Take your nine pieces (to be here on out known as Tiles) and number them, one through nine. some folks simply use a writing utensil to write simple numbers, others use stickers, decals, or stamps. Use what you have on-hand. I have used scrapbooking markers (Sharpies bleed too much on wood pieces, btw) as well as foam stamps and ink pads. I also made my own dice, but even the standard plastic dice will do (you can find multi-packs of them at your local Dollar Tree if you don’t want to take them from a game you currently have in your house). I purchased 1/2″ and 3/4″ wooden cubes that were blank, also from Hobby Lobby (the 1/2″ ones are simply little colored blocks, but you can use either the colored, or the natural wood–it’s up to you), and I used my scrapbooking marker (very ultra-fine tip) to put dots on the cubes. That’s all you need for a basic set. 🙂

To play the game, lay out your Tiles in a line in numerical order. Roll the dice. Looking at the total number on the dice, flip over the tile or tiles that total up the same number on the dice. That’s it. To clarify, let me give you some examples: Suppose you rolled a 5 and a 3. Total is 8, correct? You can flip over any Tiles that are still facing up which total up to 8, such as 8, 7+1, 6+2, and so on. Now, suppose you roll a 12. There is no tile that says ’12’ on it. That’s where you can flip over 9+3, 8+4, etc. Just so long as the sum of the Tiles you flip over is the same total as the dots on the dice. Get it yet?You keep rolling and flipping over Tiles until you roll a number for which you can’t sum up by flipping any more tiles (i.e., you roll a 7, and all you have left are a 2, 4, and 8).

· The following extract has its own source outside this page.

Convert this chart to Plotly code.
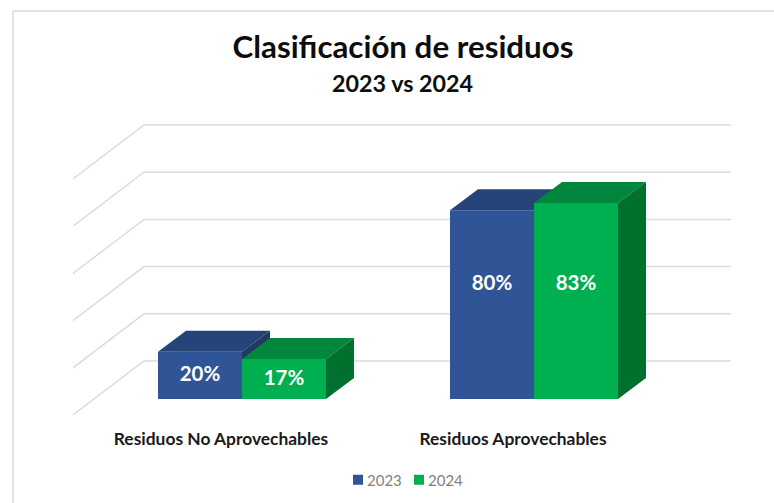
import plotly.graph_objects as go

categories = ["Residuos No Aprovechables", "Residuos Aprovechables"]
series_names = ["2023", "2024"]
values_2023 = [20, 80]
values_2024 = [17, 83]
label_heights_2023 = [9.7, 48.4]
label_heights_2024 = [8.2, 48.4]
wall_ticks = [0, 20, 40, 60, 80, 100]

W, H = 774, 503
L, R, T, B = 73, 731, 120, 418      # plot area in pixels
PX_X = 292.0                         # pixels per category
PX_Y = 2.36                          # pixels per percent
X0_PX, Y0_PX = 242, 399              # pixel of category 0 / value 0
bar_w = 84 / PX_X
depth_x, depth_y = 28 / PX_X, 21 / PX_Y
wall_x0, wall_x1 = (73 - X0_PX) / PX_X, (144 - X0_PX) / PX_X
wall_lift = (Y0_PX - 361) / PX_Y
wall_drop = 54 / PX_Y
label_shift = -21 / PX_X

FONT = "Lato"
BLUE = dict(front="#2F5597", top="#264478", side="#1F3864")
GREEN = dict(front="#00B050", top="#00863D", side="#00702F")

xr = [(L - X0_PX) / PX_X, (R - X0_PX) / PX_X]
yr = [(Y0_PX - B) / PX_Y, (Y0_PX - T) / PX_Y]
xdom = [L / W, R / W]
ydom = [1 - B / H, 1 - T / H]
xs = [0, 1]
fig = go.Figure()

# receding wall grid
for v in wall_ticks:
    fig.add_trace(go.Scatter(
        x=[wall_x0, wall_x1, xr[1]],
        y=[v + wall_lift - wall_drop, v + wall_lift, v + wall_lift],
        mode="lines", line=dict(color="#DCDCDC", width=1.5),
        showlegend=False, hoverinfo="skip", cliponaxis=False))


def add_series(name, values, offset, pal, xa, ya):
    fig.add_trace(go.Bar(x=xs, y=values, width=bar_w, offset=offset, name=name,
                         marker=dict(color=pal["front"], line=dict(width=0)),
                         xaxis=xa, yaxis=ya))
    for x, v in zip(xs, values):
        a, b = x + offset, x + offset + bar_w
        fig.add_trace(go.Scatter(
            x=[a, a + depth_x, b + depth_x, b, a],
            y=[v, v + depth_y, v + depth_y, v, v],
            mode="lines", fill="toself", fillcolor=pal["top"], line=dict(width=0),
            showlegend=False, hoverinfo="skip", xaxis=xa, yaxis=ya, cliponaxis=False))
        fig.add_trace(go.Scatter(
            x=[b, b + depth_x, b + depth_x, b, b],
            y=[0, depth_y, v + depth_y, v, 0],
            mode="lines", fill="toself", fillcolor=pal["side"], line=dict(width=0),
            showlegend=False, hoverinfo="skip", xaxis=xa, yaxis=ya, cliponaxis=False))


add_series(series_names[0], values_2023, -bar_w, BLUE, "x2", "y2")
add_series(series_names[1], values_2024, 0, GREEN, "x3", "y3")

fig.add_trace(go.Scatter(
    x=[x - bar_w / 2 for x in xs] + [x + bar_w / 2 for x in xs],
    y=label_heights_2023 + label_heights_2024,
    text=[f"<b>{v}%</b>" for v in values_2023 + values_2024],
    mode="text", textfont=dict(family=FONT, size=20.5, color="white"),
    textposition="middle center", showlegend=False, hoverinfo="skip",
    xaxis="x3", yaxis="y3"))

hidden = dict(visible=False, fixedrange=True)
fig.update_layout(
    width=W, height=H, autosize=False,
    margin=dict(l=0, r=0, t=0, b=0),
    paper_bgcolor="white", plot_bgcolor="white",
    barmode="overlay",
    showlegend=True,
    font=dict(family=FONT),
    title=dict(text="<b>Clasificación de residuos</b>", x=403 / W, xanchor="center",
               y=1 - 47 / H, yanchor="middle", font=dict(family=FONT, size=31.3, color="#0D0D0D")),
    xaxis=dict(domain=xdom, range=xr, tickvals=[x + label_shift for x in xs],
               ticktext=[f"<b>{c}</b>" for c in categories],
               showgrid=False, zeroline=False, showline=False, ticks="outside", ticklen=5,
               tickcolor="rgba(0,0,0,0)", tickfont=dict(family=FONT, size=17.4, color="#1A1A1A")),
    yaxis=dict(domain=ydom, range=yr, visible=False),
    xaxis2=dict(domain=xdom, range=xr, overlaying="x", **hidden),
    yaxis2=dict(domain=ydom, range=yr, overlaying="y", **hidden),
    xaxis3=dict(domain=xdom, range=xr, overlaying="x", **hidden),
    yaxis3=dict(domain=ydom, range=yr, overlaying="y", **hidden),
    legend=dict(orientation="h", x=338 / W, xanchor="left",
                y=1 - 480 / H, yanchor="middle",
                font=dict(family=FONT, size=15, color="#7F7F7F"),
                entrywidth=16, entrywidthmode="pixels", bgcolor="rgba(0,0,0,0)"),
    annotations=[dict(text="<b>2023 vs 2024</b>", xref="paper", yref="paper",
                      x=403 / W, y=1 - 83 / H, xanchor="center", yanchor="middle",
                      showarrow=False, font=dict(family=FONT, size=23.3, color="#0D0D0D"))],
    shapes=[dict(type="line", xref="paper", yref="paper",
                 x0=13 / W, x1=1, y0=1 - 11 / H, y1=1 - 11 / H,
                 line=dict(color="#D9D9D9", width=1.5)),
            dict(type="line", xref="paper", yref="paper",
                 x0=13 / W, x1=13 / W, y0=1 - 11 / H, y1=0,
                 line=dict(color="#D9D9D9", width=1.5))],
)
post = """
document.body.style.margin='0';document.body.style.overflow='hidden';
document.querySelectorAll('.legend .scrollbox').forEach(function(n){n.removeAttribute('clip-path');});
document.querySelectorAll('.legend .legendtext').forEach(function(t){t.setAttribute('x', parseFloat(t.getAttribute('x'))-11);});
document.querySelectorAll('.legend .legendbar path, .legend .legendpoints path').forEach(function(p){p.setAttribute('d','M5,5H-5V-5H5Z');});
"""
fig.write_html("out.html", post_script=post, config=dict(displayModeBar=False))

If you are playing alone, you start the game all over again. If you are playing with other people (to which, this number has no limit), your turn is over and the next player’s turn begins. All the tiles are flipped to facing back up and he or she begins (unless you’re playing the Long Game version, to which I haven’t grasped yet. I’ve only played this with an almost-4-year-old, and no adults, so I haven’t had the opportunity to try it yet).

A winner is determined in 1 or 2 ways (at least, in this variation):

1. When your turn is over by being unable to flip any more tiles, the sum of the tiles still facing up is your score (again, 2, 4, and 8, which equal 14). The first person to score 45 is the loser, and play may continue with the remaining players.

2. During your turn, if you are able to successfully turn over every single tile (which is rare, but it does happen), you win. If you have your Tiles inside a box, this is your opportunity to slam the box shut, which is a very gratifying feeling as winner (trust me on this!!).

If you choose to use the egg carton method like my mom, you can even make tiles that number up to twelve. This is a more difficult game, and earning a 45 happens a lot sooner. Simply size your tiles to fit inside each compartment of the egg carton and number them on one side. To flip over a tile, you simply knock it forward so the number isn’t visible. when you roll the dice, you can toss them into the lid. This way, all the pieces won’t get lost.

To store the wood pieces, I also found unfinished wood boxes with hinged lids and latches on the front. I simply sanded all the pieces down if they’re rough, and, to make it easy, just tossed the pieces inside so that Munchkin could grab them and line them up. I’ll explain some of the math skills that this game reinforces a little later in this post. I numbered all the pieces using marker or stamps (my first set I painted with acrylic paints. Munchkin loves this set!), and tossed them into the box, which I also painted. The more elaborate set I drew all the numbers with the ultra-fine point marker, colored them in with watercolor markers, and also drew little filigree designs around each number. I then took a small hand drill (available for about $4 at Hobby Lobby, complete with 3 bits) and drilled a small hole just below the numbers. I also drilled a hole in each side of the box, then threaded a colored 20-gauge wire with beads and the tiles, and placed either end of the wire through the holes in the box and bent the ends into coils so the wire couldn’t unfasten itself. My next step will be to glue in some flannel into the box’s bottom, below the wire, as well as to the inside of the lid, to help deaden the noise from the dice being thrown.

These are some of the mathematics skills this games helps to reinforce:

*simple addition
*simple subtraction

*may aid in multiplication

*may aid in division

*numeral recognition

*one-to-one correspondence

*counting

*matching

*thinking in sets (i.e., 9=1+8, 2+7, 3+6, 4+5, all as a set of numbers that total to 9)

*memorization (i.e., 5 dots and 3 dots visually equal to 8)

*problem-solving, including discovering multiple solutions to a single problem

Tip: If you have a preschooler learning to play this game who hasn’t quite figured out that 5 dots plus three dots equal eight dots but instead only counts the dots on each die, try using an abacus if you have one to show the dot totals. Simply move over 5 dots, then ask your child to move over three more, then count all the beads total. Then, to work on more advanced skills, ask your child to figure out what numbers to flip over to make 8.

I hope if you choose to try this game that you enjoy it as much as Munchkin and I do. We play it a couple times per day.